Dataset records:
^^^^^^^^
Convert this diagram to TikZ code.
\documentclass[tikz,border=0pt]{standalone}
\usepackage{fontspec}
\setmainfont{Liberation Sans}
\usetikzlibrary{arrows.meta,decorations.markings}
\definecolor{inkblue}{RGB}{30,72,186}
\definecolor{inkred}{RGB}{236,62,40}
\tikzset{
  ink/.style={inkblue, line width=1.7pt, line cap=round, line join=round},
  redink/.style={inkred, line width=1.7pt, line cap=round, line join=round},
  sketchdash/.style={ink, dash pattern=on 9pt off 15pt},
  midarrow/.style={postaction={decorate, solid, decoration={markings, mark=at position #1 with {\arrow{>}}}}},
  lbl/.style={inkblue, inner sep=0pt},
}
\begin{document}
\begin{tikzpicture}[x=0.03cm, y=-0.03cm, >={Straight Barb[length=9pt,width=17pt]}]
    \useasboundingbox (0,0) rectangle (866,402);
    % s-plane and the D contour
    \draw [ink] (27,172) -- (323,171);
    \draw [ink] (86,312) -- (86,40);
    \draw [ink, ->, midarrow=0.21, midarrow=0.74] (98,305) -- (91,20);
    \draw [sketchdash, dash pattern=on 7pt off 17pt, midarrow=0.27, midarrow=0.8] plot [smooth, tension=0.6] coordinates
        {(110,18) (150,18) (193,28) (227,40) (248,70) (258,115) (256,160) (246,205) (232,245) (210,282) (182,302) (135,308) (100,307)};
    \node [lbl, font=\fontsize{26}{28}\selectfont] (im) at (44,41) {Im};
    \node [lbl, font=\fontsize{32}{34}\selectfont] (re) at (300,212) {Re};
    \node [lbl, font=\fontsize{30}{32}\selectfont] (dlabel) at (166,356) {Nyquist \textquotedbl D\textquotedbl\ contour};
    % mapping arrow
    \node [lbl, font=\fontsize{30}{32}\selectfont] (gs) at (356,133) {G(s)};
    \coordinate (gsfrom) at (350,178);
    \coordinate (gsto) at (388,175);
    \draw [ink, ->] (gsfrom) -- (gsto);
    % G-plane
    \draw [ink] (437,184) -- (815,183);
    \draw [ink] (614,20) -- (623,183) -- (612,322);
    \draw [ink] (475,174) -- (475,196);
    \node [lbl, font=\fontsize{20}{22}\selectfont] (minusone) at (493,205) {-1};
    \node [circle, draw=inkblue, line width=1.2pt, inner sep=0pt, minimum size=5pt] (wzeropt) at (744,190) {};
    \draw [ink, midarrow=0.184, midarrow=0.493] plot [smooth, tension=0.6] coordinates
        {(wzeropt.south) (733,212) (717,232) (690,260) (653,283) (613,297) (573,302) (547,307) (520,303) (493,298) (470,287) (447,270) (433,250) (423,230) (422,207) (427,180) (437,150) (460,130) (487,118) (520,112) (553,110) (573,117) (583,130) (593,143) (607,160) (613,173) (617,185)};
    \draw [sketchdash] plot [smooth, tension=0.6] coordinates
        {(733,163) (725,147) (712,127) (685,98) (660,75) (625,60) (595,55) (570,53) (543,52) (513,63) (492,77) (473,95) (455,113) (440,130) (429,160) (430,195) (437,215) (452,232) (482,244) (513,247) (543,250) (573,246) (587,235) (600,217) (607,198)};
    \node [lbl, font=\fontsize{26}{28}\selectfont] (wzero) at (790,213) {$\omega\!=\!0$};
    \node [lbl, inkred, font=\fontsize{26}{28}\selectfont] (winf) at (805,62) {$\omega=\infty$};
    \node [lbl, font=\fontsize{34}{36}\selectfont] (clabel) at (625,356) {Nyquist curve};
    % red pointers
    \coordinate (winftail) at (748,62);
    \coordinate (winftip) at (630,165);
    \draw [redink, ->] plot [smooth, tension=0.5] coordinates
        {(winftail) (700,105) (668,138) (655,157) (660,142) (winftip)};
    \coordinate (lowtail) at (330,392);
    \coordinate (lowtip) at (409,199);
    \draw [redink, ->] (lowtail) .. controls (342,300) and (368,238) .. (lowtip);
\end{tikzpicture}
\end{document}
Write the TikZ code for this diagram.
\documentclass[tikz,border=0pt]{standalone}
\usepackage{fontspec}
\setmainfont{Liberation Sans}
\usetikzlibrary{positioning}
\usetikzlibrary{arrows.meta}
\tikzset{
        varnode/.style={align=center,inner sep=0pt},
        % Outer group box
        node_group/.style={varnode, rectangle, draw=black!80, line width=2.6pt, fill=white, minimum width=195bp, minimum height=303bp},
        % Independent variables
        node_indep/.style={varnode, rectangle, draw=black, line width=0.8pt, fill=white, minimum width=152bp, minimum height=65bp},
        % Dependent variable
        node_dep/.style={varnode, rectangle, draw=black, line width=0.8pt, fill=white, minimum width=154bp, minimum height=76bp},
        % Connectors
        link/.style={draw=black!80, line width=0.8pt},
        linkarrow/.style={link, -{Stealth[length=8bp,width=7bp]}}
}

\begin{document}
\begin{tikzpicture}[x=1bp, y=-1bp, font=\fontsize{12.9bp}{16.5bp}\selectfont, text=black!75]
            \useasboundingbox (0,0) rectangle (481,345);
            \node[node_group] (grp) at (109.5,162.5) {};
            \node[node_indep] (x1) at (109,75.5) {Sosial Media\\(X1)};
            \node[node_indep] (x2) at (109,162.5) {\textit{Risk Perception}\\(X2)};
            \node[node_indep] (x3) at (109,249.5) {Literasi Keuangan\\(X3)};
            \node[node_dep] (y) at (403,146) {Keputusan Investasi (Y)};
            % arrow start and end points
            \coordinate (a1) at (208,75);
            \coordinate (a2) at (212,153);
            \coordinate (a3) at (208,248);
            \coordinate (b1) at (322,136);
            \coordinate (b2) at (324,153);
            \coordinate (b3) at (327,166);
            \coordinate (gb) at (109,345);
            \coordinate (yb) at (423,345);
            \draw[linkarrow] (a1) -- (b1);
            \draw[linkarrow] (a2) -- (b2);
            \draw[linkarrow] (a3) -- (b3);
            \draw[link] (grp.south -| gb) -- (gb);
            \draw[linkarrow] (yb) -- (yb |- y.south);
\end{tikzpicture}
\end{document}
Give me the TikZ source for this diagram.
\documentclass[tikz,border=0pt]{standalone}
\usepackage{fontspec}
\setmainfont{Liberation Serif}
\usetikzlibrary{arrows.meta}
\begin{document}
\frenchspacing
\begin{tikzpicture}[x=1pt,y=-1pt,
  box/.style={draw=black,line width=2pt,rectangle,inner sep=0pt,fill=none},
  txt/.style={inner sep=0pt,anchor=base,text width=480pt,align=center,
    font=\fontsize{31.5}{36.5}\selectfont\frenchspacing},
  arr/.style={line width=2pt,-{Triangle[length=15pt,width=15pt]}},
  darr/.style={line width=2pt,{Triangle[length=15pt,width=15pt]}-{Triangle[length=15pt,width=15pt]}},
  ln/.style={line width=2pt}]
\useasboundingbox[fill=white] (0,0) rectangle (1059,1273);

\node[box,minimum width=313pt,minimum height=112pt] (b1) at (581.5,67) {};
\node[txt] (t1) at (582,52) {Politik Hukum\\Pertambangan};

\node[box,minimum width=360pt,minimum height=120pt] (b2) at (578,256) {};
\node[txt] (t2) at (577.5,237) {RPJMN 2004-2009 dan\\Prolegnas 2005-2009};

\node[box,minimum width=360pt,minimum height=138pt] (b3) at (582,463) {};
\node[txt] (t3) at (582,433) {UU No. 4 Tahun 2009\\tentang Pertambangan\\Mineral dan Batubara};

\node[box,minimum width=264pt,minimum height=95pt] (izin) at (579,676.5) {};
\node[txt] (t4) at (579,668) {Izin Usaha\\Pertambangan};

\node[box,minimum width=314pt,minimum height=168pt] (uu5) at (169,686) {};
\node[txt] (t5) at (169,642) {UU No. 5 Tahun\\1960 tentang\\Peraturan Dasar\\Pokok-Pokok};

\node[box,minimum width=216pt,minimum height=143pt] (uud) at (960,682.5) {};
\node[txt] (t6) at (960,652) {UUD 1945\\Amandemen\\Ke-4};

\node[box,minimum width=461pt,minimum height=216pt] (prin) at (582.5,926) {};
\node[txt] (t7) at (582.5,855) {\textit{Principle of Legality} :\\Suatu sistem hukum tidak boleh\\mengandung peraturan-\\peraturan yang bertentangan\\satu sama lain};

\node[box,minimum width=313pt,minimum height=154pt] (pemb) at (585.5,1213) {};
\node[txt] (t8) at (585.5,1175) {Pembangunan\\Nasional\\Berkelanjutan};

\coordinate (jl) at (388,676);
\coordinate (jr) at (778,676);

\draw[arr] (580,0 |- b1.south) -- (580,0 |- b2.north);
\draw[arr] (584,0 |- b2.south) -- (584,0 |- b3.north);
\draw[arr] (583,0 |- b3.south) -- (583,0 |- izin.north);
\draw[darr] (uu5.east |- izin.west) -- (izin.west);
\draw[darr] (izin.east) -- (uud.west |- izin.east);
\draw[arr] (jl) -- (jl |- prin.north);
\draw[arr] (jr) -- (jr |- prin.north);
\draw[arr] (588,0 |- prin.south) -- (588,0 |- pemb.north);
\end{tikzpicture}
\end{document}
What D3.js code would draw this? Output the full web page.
^^^^^^^^
### [WHAT IS BEING ASKED]
Extract exactly and only the span of lines that begins at the line containing "Give me the TikZ source for this diagram." and ends at the line containing "(jr) at (778,676);".

### [SOLUTION FOR THIS PROBLEM]
Give me the TikZ source for this diagram.
\documentclass[tikz,border=0pt]{standalone}
\usepackage{fontspec}
\setmainfont{Liberation Serif}
\usetikzlibrary{arrows.meta}
\begin{document}
\frenchspacing
\begin{tikzpicture}[x=1pt,y=-1pt,
  box/.style={draw=black,line width=2pt,rectangle,inner sep=0pt,fill=none},
  txt/.style={inner sep=0pt,anchor=base,text width=480pt,align=center,
    font=\fontsize{31.5}{36.5}\selectfont\frenchspacing},
  arr/.style={line width=2pt,-{Triangle[length=15pt,width=15pt]}},
  darr/.style={line width=2pt,{Triangle[length=15pt,width=15pt]}-{Triangle[length=15pt,width=15pt]}},
  ln/.style={line width=2pt}]
\useasboundingbox[fill=white] (0,0) rectangle (1059,1273);

\node[box,minimum width=313pt,minimum height=112pt] (b1) at (581.5,67) {};
\node[txt] (t1) at (582,52) {Politik Hukum\\Pertambangan};

\node[box,minimum width=360pt,minimum height=120pt] (b2) at (578,256) {};
\node[txt] (t2) at (577.5,237) {RPJMN 2004-2009 dan\\Prolegnas 2005-2009};

\node[box,minimum width=360pt,minimum height=138pt] (b3) at (582,463) {};
\node[txt] (t3) at (582,433) {UU No. 4 Tahun 2009\\tentang Pertambangan\\Mineral dan Batubara};

\node[box,minimum width=264pt,minimum height=95pt] (izin) at (579,676.5) {};
\node[txt] (t4) at (579,668) {Izin Usaha\\Pertambangan};

\node[box,minimum width=314pt,minimum height=168pt] (uu5) at (169,686) {};
\node[txt] (t5) at (169,642) {UU No. 5 Tahun\\1960 tentang\\Peraturan Dasar\\Pokok-Pokok};

\node[box,minimum width=216pt,minimum height=143pt] (uud) at (960,682.5) {};
\node[txt] (t6) at (960,652) {UUD 1945\\Amandemen\\Ke-4};

\node[box,minimum width=461pt,minimum height=216pt] (prin) at (582.5,926) {};
\node[txt] (t7) at (582.5,855) {\textit{Principle of Legality} :\\Suatu sistem hukum tidak boleh\\mengandung peraturan-\\peraturan yang bertentangan\\satu sama lain};

\node[box,minimum width=313pt,minimum height=154pt] (pemb) at (585.5,1213) {};
\node[txt] (t8) at (585.5,1175) {Pembangunan\\Nasional\\Berkelanjutan};

\coordinate (jl) at (388,676);
\coordinate (jr) at (778,676);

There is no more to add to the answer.